Felt I just had to share the buzz of the Great British Sewing Bee now showing on BBC2.  I belong to the Solihull Embroiderers' Guild and Ann Rowley, one of our very own members is taking part and creating quite a stir as she is a great character and brilliant at sewing.  She has excelled in the 2 episodes shown already and we are all routing for her and hope she goes on to win.

The Great British Sewing Bee looks set to follow the same success as the Great British Bake Off and I think this is because people are turning back to the traditional skills of yesteryear as they are such worthwhile and enjoyable pastimes.  The recession of the last few years kick-started the trend for the homemade but thankfully this has continued and home crafts like baking and sewing have never been so popular. We live in such a fast consumer society that life just gets that little bit too hectic sometimes and its just refreshing to slow down and  take our time to produce a delicious cake or a piece of sewing or knitting that is unique and something we can truly call our own.
Am loving Sandra too, from Wolverhampton, a lovely lady who had everyone in stitches when she was trying to look at Saville Row judge Patrick's waistband of his trousers when doing the Trouser Challenge - we all know really she was trying to get a sneaky look at his bum and a very nice bum it is too.

Judges: Expert sewing teacher May Martin & Saville Row tailor Patrick Grant

The Great British Sewing Bee like its sister show The Great British Bake Off is one of those TV programmes which has the feel good factor and warms the cockles of your hear which is why I think programmes like GBSB and GBBO are so popular with the viewing public.
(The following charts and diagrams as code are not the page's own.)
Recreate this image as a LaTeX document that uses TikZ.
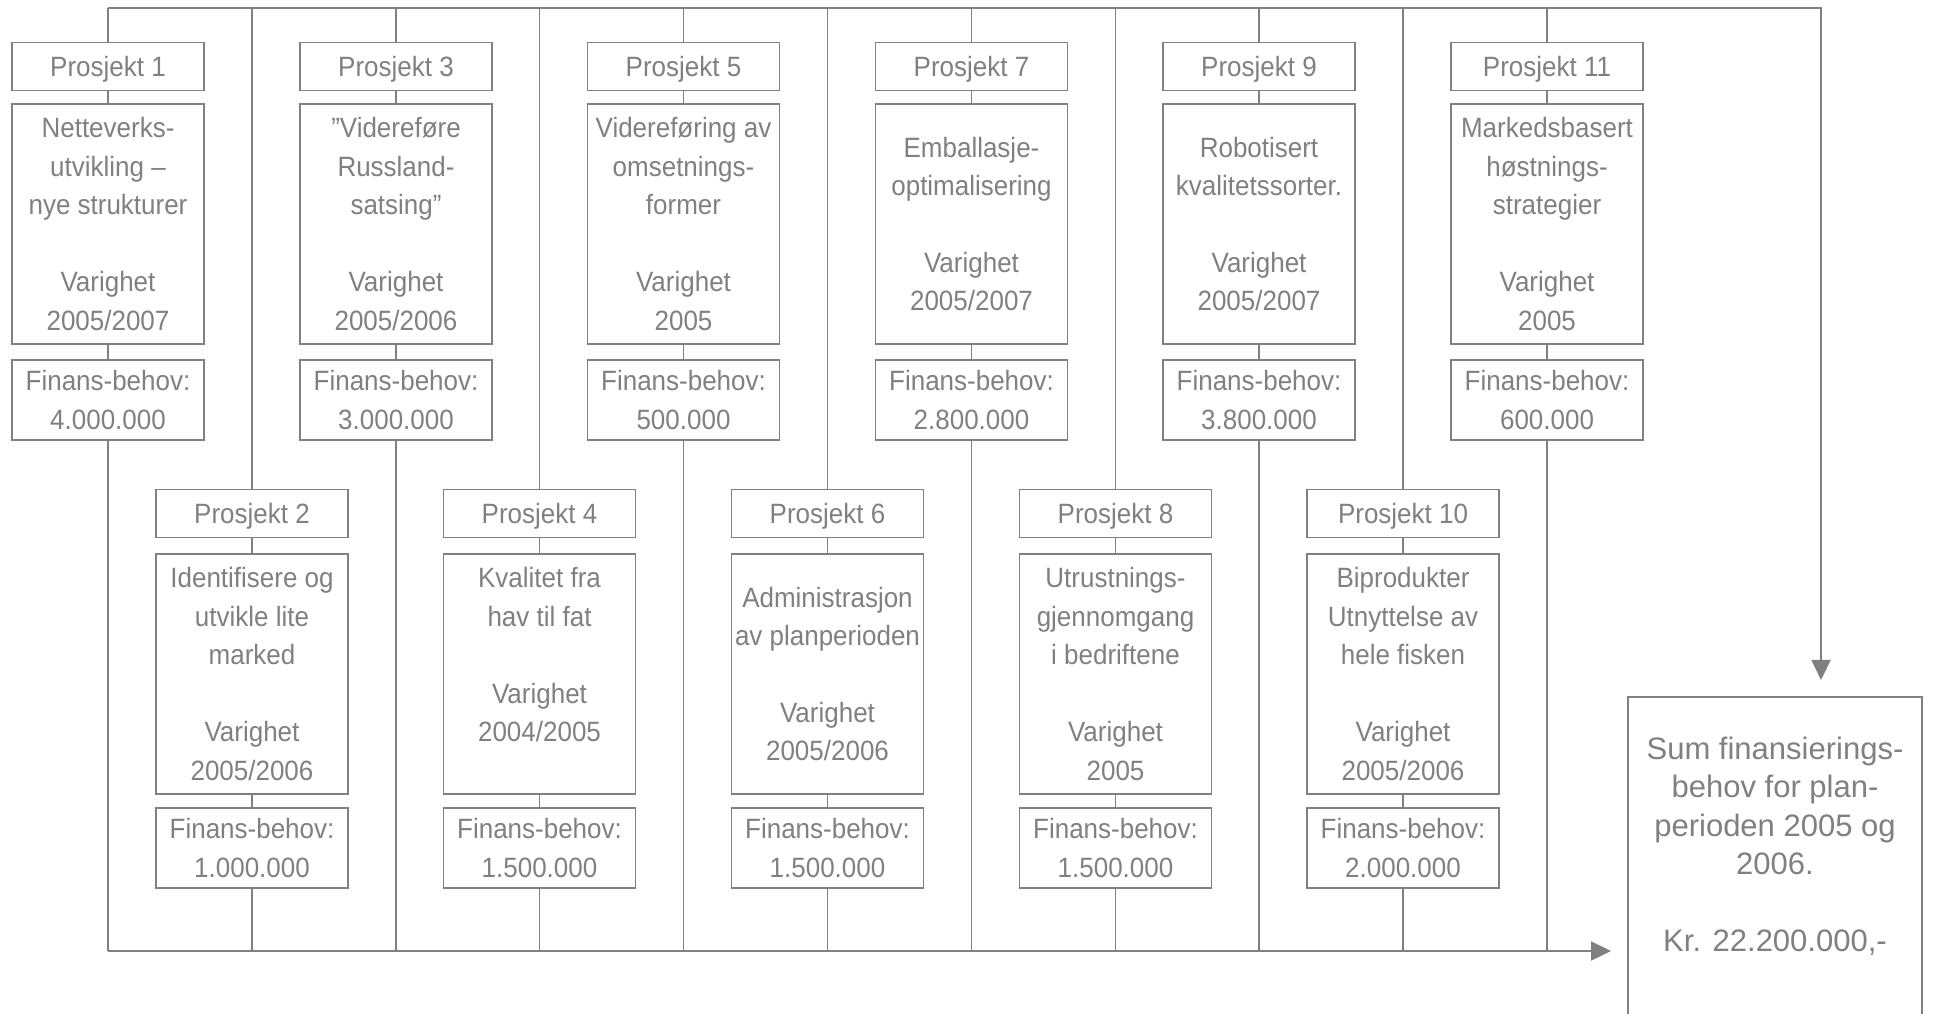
\documentclass[tikz,border=0pt]{standalone}
\usepackage{fontspec}
\setmainfont{Liberation Sans}
\newfontfamily\narrowsans{Liberation Sans}[FakeStretch=0.93]
\usepackage{tikz}
\usetikzlibrary{positioning}
\usetikzlibrary{arrows.meta}
\definecolor{boxgray}{HTML}{808080}
\tikzset{
  head/.style={rectangle, draw=boxgray, line width=1.1pt, text=boxgray, minimum width=3.84cm, minimum height=0.96cm, inner sep=0pt, text depth=0pt, font=\narrowsans\fontsize{15.9}{21.9}\selectfont},
  desc/.style={head, text depth=, minimum height=4.8cm, align=center},
  cost/.style={head, text depth=, minimum height=1.6cm, align=center},
  sumbox/.style={rectangle, draw=boxgray, line width=1.1pt, text=boxgray, minimum width=5.88cm, inner xsep=0pt, inner ysep=0.8cm, text depth=5cm, align=center, font=\fontsize{17.65}{21.9}\selectfont},
  wire/.style={draw=boxgray, line width=1.1pt},
  arr/.style={wire, -{Triangle[length=0.4cm,width=0.38cm]}, shorten >=0.32cm},
}

\begin{document}
\begin{tikzpicture}
   \useasboundingbox (0,0) rectangle (38.66,20.26);
   \coordinate (tl) at (2.16,20.1);
   \coordinate (tr) at (36.42,20.1);
   \coordinate (bl) at (2.16,1.24);
   % upper row
   \draw (2.16,18.93) node[head] (h1) {Prosjekt 1};
   \draw (2.16,15.78) node[desc] (d1) {Netteverks-\\utvikling –\\nye strukturer\\[.77cm]Varighet\\2005/2007};
   \draw (2.16,12.26) node[cost] (f1) {Finans-behov:\\4.000.000};
   \draw (7.92,18.93) node[head] (h3) {Prosjekt 3};
   \draw (7.92,15.78) node[desc] (d3) {”Videreføre\\Russland-\\satsing”\\[.77cm]Varighet\\2005/2006};
   \draw (7.92,12.26) node[cost] (f3) {Finans-behov:\\3.000.000};
   \draw (13.67,18.93) node[head] (h5) {Prosjekt 5};
   \draw (13.67,15.78) node[desc] (d5) {Videreføring av\\omsetnings-\\former\\[.77cm]Varighet\\2005};
   \draw (13.67,12.26) node[cost] (f5) {Finans-behov:\\500.000};
   \draw (19.43,18.93) node[head] (h7) {Prosjekt 7};
   \draw (19.43,15.78) node[desc] (d7) {Emballasje-\\optimalisering\\[.77cm]Varighet\\2005/2007};
   \draw (19.43,12.26) node[cost] (f7) {Finans-behov:\\2.800.000};
   \draw (25.18,18.93) node[head] (h9) {Prosjekt 9};
   \draw (25.18,15.78) node[desc] (d9) {Robotisert\\kvalitetssorter.\\[.77cm]Varighet\\2005/2007};
   \draw (25.18,12.26) node[cost] (f9) {Finans-behov:\\3.800.000};
   \draw (30.94,18.93) node[head] (h11) {Prosjekt 11};
   \draw (30.94,15.78) node[desc] (d11) {Markedsbasert\\høstnings-\\strategier\\[.77cm]Varighet\\2005};
   \draw (30.94,12.26) node[cost] (f11) {Finans-behov:\\600.000};
   % lower row
   \draw (5.04,9.99) node[head] (h2) {Prosjekt 2};
   \draw (5.04,6.78) node[desc] (d2) {Identifisere og\\utvikle lite\\marked\\[.77cm]Varighet\\2005/2006};
   \draw (5.04,3.30) node[cost] (f2) {Finans-behov:\\1.000.000};
   \draw (10.79,9.99) node[head] (h4) {Prosjekt 4};
   \draw (10.79,6.78) node[desc] (d4) {Kvalitet fra\\hav til fat\\[.77cm]Varighet\\2004/2005\\\mbox{}};
   \draw (10.79,3.30) node[cost] (f4) {Finans-behov:\\1.500.000};
   \draw (16.55,9.99) node[head] (h6) {Prosjekt 6};
   \draw (16.55,6.78) node[desc] (d6) {Administrasjon\\av planperioden\\[.77cm]Varighet\\2005/2006};
   \draw (16.55,3.30) node[cost] (f6) {Finans-behov:\\1.500.000};
   \draw (22.31,9.99) node[head] (h8) {Prosjekt 8};
   \draw (22.31,6.78) node[desc] (d8) {Utrustnings-\\gjennomgang\\i bedriftene\\[.77cm]Varighet\\2005};
   \draw (22.31,3.30) node[cost] (f8) {Finans-behov:\\1.500.000};
   \draw (28.06,9.99) node[head] (h10) {Prosjekt 10};
   \draw (28.06,6.78) node[desc] (d10) {Biprodukter\\Utnyttelse av\\hele fisken\\[.77cm]Varighet\\2005/2006};
   \draw (28.06,3.30) node[cost] (f10) {Finans-behov:\\2.000.000};
   % total
   \draw (35.5,6.34) node[sumbox, anchor=north] (sum) {Sum finansierings-\\behov for plan-\\perioden 2005 og\\2006.\\[.77cm]Kr. 22.200.000,-};
   % connectors
   \draw[wire] (tl -| h1) -- (h1) (h1) -- (d1) (d1) -- (f1) (f1) -- (bl -| f1);
   \draw[wire] (tl -| h2) -- (h2) (h2) -- (d2) (d2) -- (f2) (f2) -- (bl -| f2);
   \draw[wire] (tl -| h3) -- (h3) (h3) -- (d3) (d3) -- (f3) (f3) -- (bl -| f3);
   \draw[wire] (tl -| h4) -- (h4) (h4) -- (d4) (d4) -- (f4) (f4) -- (bl -| f4);
   \draw[wire] (tl -| h5) -- (h5) (h5) -- (d5) (d5) -- (f5) (f5) -- (bl -| f5);
   \draw[wire] (tl -| h6) -- (h6) (h6) -- (d6) (d6) -- (f6) (f6) -- (bl -| f6);
   \draw[wire] (tl -| h7) -- (h7) (h7) -- (d7) (d7) -- (f7) (f7) -- (bl -| f7);
   \draw[wire] (tl -| h8) -- (h8) (h8) -- (d8) (d8) -- (f8) (f8) -- (bl -| f8);
   \draw[wire] (tl -| h9) -- (h9) (h9) -- (d9) (d9) -- (f9) (f9) -- (bl -| f9);
   \draw[wire] (tl -| h10) -- (h10) (h10) -- (d10) (d10) -- (f10) (f10) -- (bl -| f10);
   \draw[wire] (tl -| h11) -- (h11) (h11) -- (d11) (d11) -- (f11) (f11) -- (bl -| f11);
   \draw[arr] (tl) -- (tr) -- (sum.north -| tr);
   \draw[arr] (bl) -- (sum.west |- bl);
\end{tikzpicture}
\end{document}
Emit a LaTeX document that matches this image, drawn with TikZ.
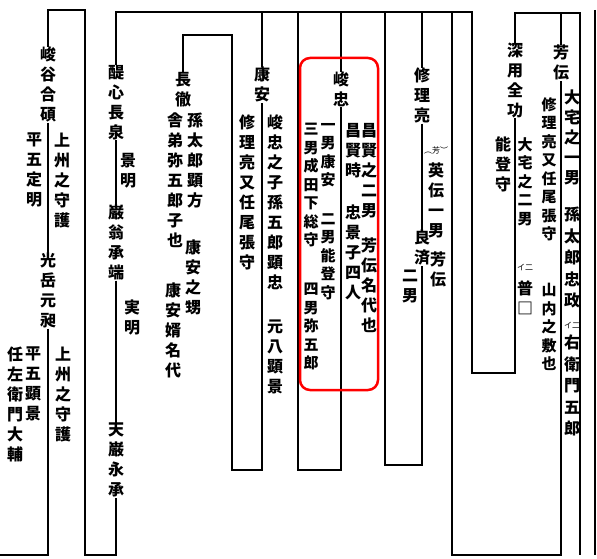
\documentclass[tikz,border=0pt]{standalone}
\usepackage{fontspec}
\newfontfamily\jp{Noto Sans CJK JP}
\begin{document}
\begin{tikzpicture}[x=1pt,y=-1pt,
  jt/.style={font={\jp\bfseries\fontsize{16}{20}\selectfont}, align=center, inner sep=0pt, anchor=north},
  jtn/.style={jt, font={\jp\bfseries\fontsize{15}{18.5}\selectfont}},
  jtw/.style={jt, font={\jp\bfseries\fontsize{16}{21.5}\selectfont}},
  sm/.style={font={\jp\fontsize{8}{9}\selectfont}, inner sep=0pt, anchor=north},
  ln/.style={line width=1.7pt, line join=miter}]
\fill[white] (0,0) rectangle (597,559);
\useasboundingbox (0,0) rectangle (597,559);

% ---- names ----
\node[jt] (n1) at (48,47) {峻\\谷\\合\\碩};
\node[jt] (n2) at (48,253) {光\\岳\\元\\昶};
\node[jt] (n3) at (116,65) {醍\\心\\長\\泉};
\node[jt] (n4) at (116,205) {巌\\翁\\承\\端};
\node[jt] (n5) at (116,423) {天\\巌\\永\\承};
\node[jt] (n6) at (183,72) {長\\徹};
\node[jt] (n7) at (262,67) {康\\安};
\node[jt] (n8) at (341,72) {峻\\忠};
\node[jt] (n9) at (422,68) {修\\理\\亮};
\node[jt] (n10) at (422,230) {良\\済};
\node[jt] (n11) at (515,43) {深\\用\\全\\功};
\node[jt] (n12) at (561,45) {芳\\伝};

% ---- annotations ----
\node[jt] (a1) at (34,133) {平\\五\\定\\明};
\node[jt] (a2) at (62,133) {上\\州\\之\\守\\護};
\node[jt] (a3) at (15,347) {任\\左\\衛\\門\\大\\輔};
\node[jt] (a4) at (33,347) {平\\五\\顕\\景};
\node[jt] (a5) at (63,347) {上\\州\\之\\守\\護};
\node[jt] (a6) at (128,153) {景\\明};
\node[jt] (a7) at (132,300) {実\\明};
\node[jt] (a8) at (195,113) {孫\\太\\郎\\顕\\方};
\node[jt] (a9) at (175,113) {舎\\弟\\弥\\五\\郎\\子\\也};
\node[jt] (a10) at (193,240) {康\\安\\之\\甥};
\node[jt] (a11) at (173,283) {康\\安\\婿\\名\\代};
\node[jt] (a12) at (247,115) {修\\理\\亮\\又\\任\\尾\\張\\守};
\node[jt] (a13) at (275,115) {峻\\忠\\之\\子\\孫\\五\\郎\\顕\\忠};
\node[jt] (a14) at (275,320) {元\\八\\顕\\景};
\node[jt] (a15) at (369,123) {昌\\賢\\之\\二\\男};
\node[jt] (a16) at (369,238) {芳\\伝\\名\\代\\也};
\node[jt] (a17) at (353,123) {昌\\賢\\時};
\node[jt] (a18) at (353,205) {忠\\景\\子\\四\\人};
\node[jtn] (a19) at (328,123) {一\\男\\康\\安};
\node[jtn] (a20) at (328,213) {二\\男\\能\\登\\守};
\node[jtn] (a21) at (311,123) {三\\男\\成\\田\\下\\総\\守};
\node[jtn] (a22) at (311,283) {四\\男\\弥\\五\\郎};
\node[sm] (a23) at (436,147) {︵\\[-3pt]芳\\[-3pt]︶};
\node[jt] (a24) at (436,163) {英\\伝\\一\\男};
\node[jt] (a25) at (438,252) {芳\\伝};
\node[jt] (a26) at (410,270) {二\\男};
\node[jt] (a27) at (503,137) {能\\登\\守};
\node[jtn] (a28) at (525,137) {大\\宅\\之\\二\\男};
\node[sm] (a29s) at (525,264) {イ二};
\node[jt] (a29) at (525,281) {普\\□};
\node[jtn] (a30) at (549,97) {修\\理\\亮\\又\\任\\尾\\張\\守};
\node[jtn] (a31) at (549,283) {山\\内\\之\\敷\\也};
\node[jt] (a32) at (572,90) {大\\宅\\之\\一\\男};
\node[jtw] (a33) at (572,207) {孫\\太\\郎\\忠\\政};
\node[sm] (a33s) at (572,322) {イ二};
\node[jtw] (a34) at (572,335) {右\\衛\\門\\五\\郎};

% ---- corner coordinates ----
\coordinate (tL) at (85,10);
\coordinate (bL) at (85,555);
\coordinate (bL2) at (116,555);
\coordinate (bA) at (48,555);
\coordinate (bA0) at (0,555);
\coordinate (t115) at (116,12);
\coordinate (t262) at (262,12);
\coordinate (t298) at (298,12);
\coordinate (t341) at (341,12);
\coordinate (t385) at (385,12);
\coordinate (t422) at (422,12);
\coordinate (t452) at (452,12);
\coordinate (t472) at (472,12);
\coordinate (b472) at (472,373);
\coordinate (b515) at (515,373);
\coordinate (b298) at (298,470);
\coordinate (b341) at (341,470);
\coordinate (b385) at (385,465);
\coordinate (b422) at (422,465);
\coordinate (b452) at (452,555);
\coordinate (b561) at (561,555);
\coordinate (t232) at (232,35);
\coordinate (b232) at (232,470);
\coordinate (b262) at (262,470);
\coordinate (t580) at (580,13);
\coordinate (b580) at (580,555);
\coordinate (t561) at (561,13);
\coordinate (r1) at (595,10);
\coordinate (r2) at (595,555);

% ---- connectors ----
\draw[ln] (n1.north) |- (tL) -- (bL) -- (bL2) -- (n5.south);
\draw[ln] (n1.south) -- (n2.north);
\draw[ln] (n2.south) -- (bA) -- (bA0);
\draw[ln] (n3.north) -- (t115) -- (t472) -- (b472) -- (b515) -- (n11.south);
\draw[ln] (n3.south) -- (n4.north);
\draw[ln] (n4.south) -- (n5.north);
\draw[ln] (t262) -- (n7.north);
\draw[ln] (t298) -- (b298) -- (b341) -- (n8.south);
\draw[ln] (t341) -- (n8.north);
\draw[ln] (t385) -- (b385) -- (b422) -- (n10.south);
\draw[ln] (t422) -- (n9.north);
\draw[ln] (n9.south) -- (n10.north);
\draw[ln] (t452) -- (b452) -- (b561) -- (n12.south);
\draw[ln] (n6.north) |- (t232) -- (b232) -- (b262) -- (n7.south);
\draw[ln] (n11.north) |- (t580) -- (b580);
\draw[ln] (t561) -- (n12.north);
\draw[ln] (r1) -- (r2);

% ---- highlight ----
\draw[red, line width=2.5pt, rounded corners=10pt] (300,58) rectangle (378,390);
\end{tikzpicture}
\end{document}
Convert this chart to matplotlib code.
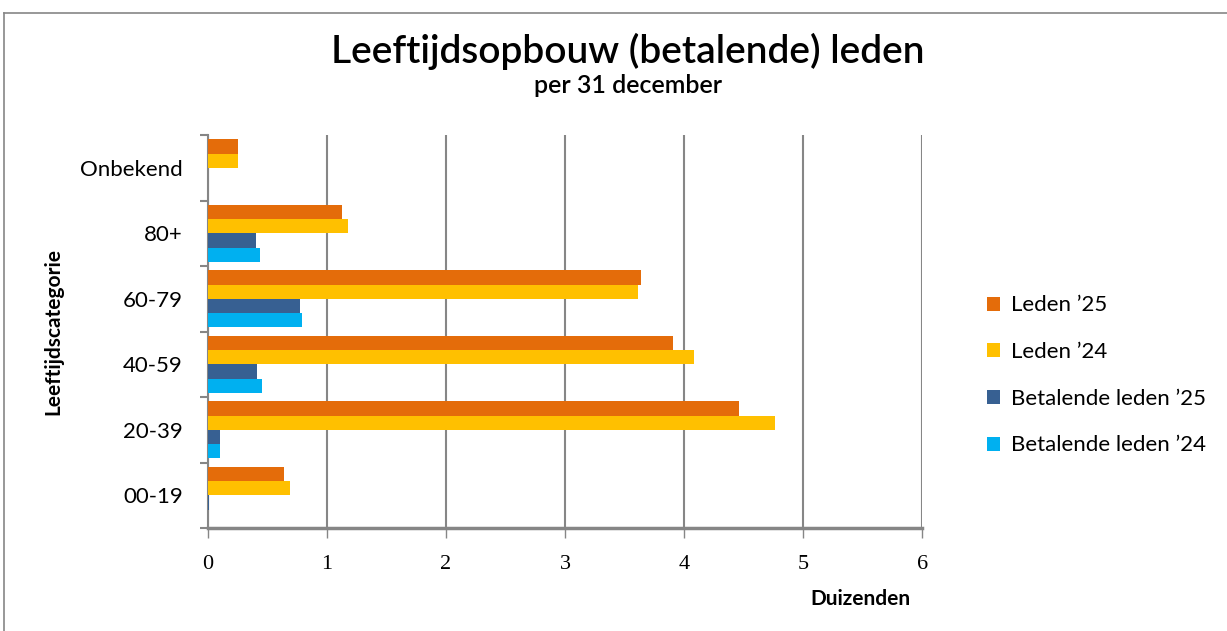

Call me old-fashioned and I may be looking at the world through rose-tinted specs here but perhaps, just perhaps if we all started to stop living life at break neck speed and took up a rewarding creative hobby (and its surprising how many people if asked to name a hobby can't actually name one or just say they like watching TV which I don't really class as a hobby)  then maybe we could claw back some of the family values that seem to have been lost along the way by so many people and the community at large might end up a better place to live in.